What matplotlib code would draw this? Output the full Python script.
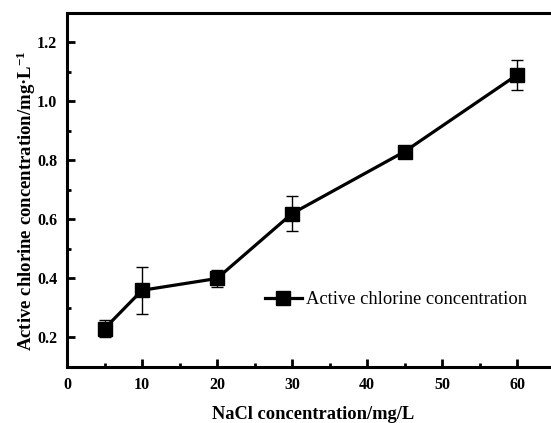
import numpy as np
import matplotlib
matplotlib.use('Agg')
import matplotlib.pyplot as plt
from matplotlib.ticker import MultipleLocator

plt.rcParams['font.family'] = 'Liberation Serif'
plt.rcParams['mathtext.fontset'] = 'custom'
plt.rcParams['mathtext.rm'] = 'Liberation Serif:bold'
plt.rcParams['mathtext.default'] = 'rm'

nacl = [5, 10, 20, 30, 45, 60]
chlorine = [0.23, 0.36, 0.40, 0.62, 0.83, 1.09]
chlorine_err = [0.03, 0.08, 0.03, 0.06, 0.01, 0.05]
series_label = 'Active chlorine concentration'

fig = plt.figure(figsize=(5.51, 4.23), dpi=100)
ax = fig.add_axes([0.1216, 0.1324, 0.8848, 0.8369])

# error bars first, then the line + markers (legend shows no error bar)
ax.errorbar(nacl, chlorine, yerr=chlorine_err, fmt='none', ecolor='black',
            elinewidth=1.0, capsize=4, capthick=1.0)
ax.plot(nacl, chlorine, color='black', lw=2.3, marker='s', markersize=9.5,
        label=series_label)

ax.set_xlim(0, 65)
ax.set_ylim(0.1, 1.3)
ax.xaxis.set_major_locator(MultipleLocator(10))
ax.xaxis.set_minor_locator(MultipleLocator(5))
ax.set_yticks([0.2, 0.4, 0.6, 0.8, 1.0, 1.2])
ax.set_yticklabels(['0.2', '0.4', '0.6', '0.8', '1.0', '1.2'])
ax.yaxis.set_minor_locator(MultipleLocator(0.1))
ax.tick_params(which='both', direction='in', top=False, right=False, width=2)
ax.tick_params(which='major', length=6, labelsize=11.5, pad=7)
ax.tick_params(which='minor', length=3)
for lbl in ax.get_xticklabels() + ax.get_yticklabels():
    lbl.set_fontweight('bold')
for s in ax.spines.values():
    s.set_linewidth(2.2)

ax.set_xlabel('NaCl concentration/mg/L', fontsize=13.3, fontweight='bold')
ax.xaxis.set_label_coords(0.505, -0.11)
ax.set_ylabel('Active chlorine concentration/mg\u00b7L$^{-1}$', fontsize=13.5,
              fontweight='bold')
ax.yaxis.set_label_coords(-0.059, 0.47)

ax.legend(loc='center left', bbox_to_anchor=(0.406, 0.19), frameon=False,
          fontsize=13.3, handlelength=2.0, handletextpad=0.2,
          borderpad=0, borderaxespad=0)

fig.savefig('out.png', dpi=100)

= = =

Copy out each line that contains the word "matplotlib".

What matplotlib code would draw this? Output the full Python script.
import matplotlib
matplotlib.use('Agg')
import matplotlib.pyplot as plt
from matplotlib.ticker import MultipleLocator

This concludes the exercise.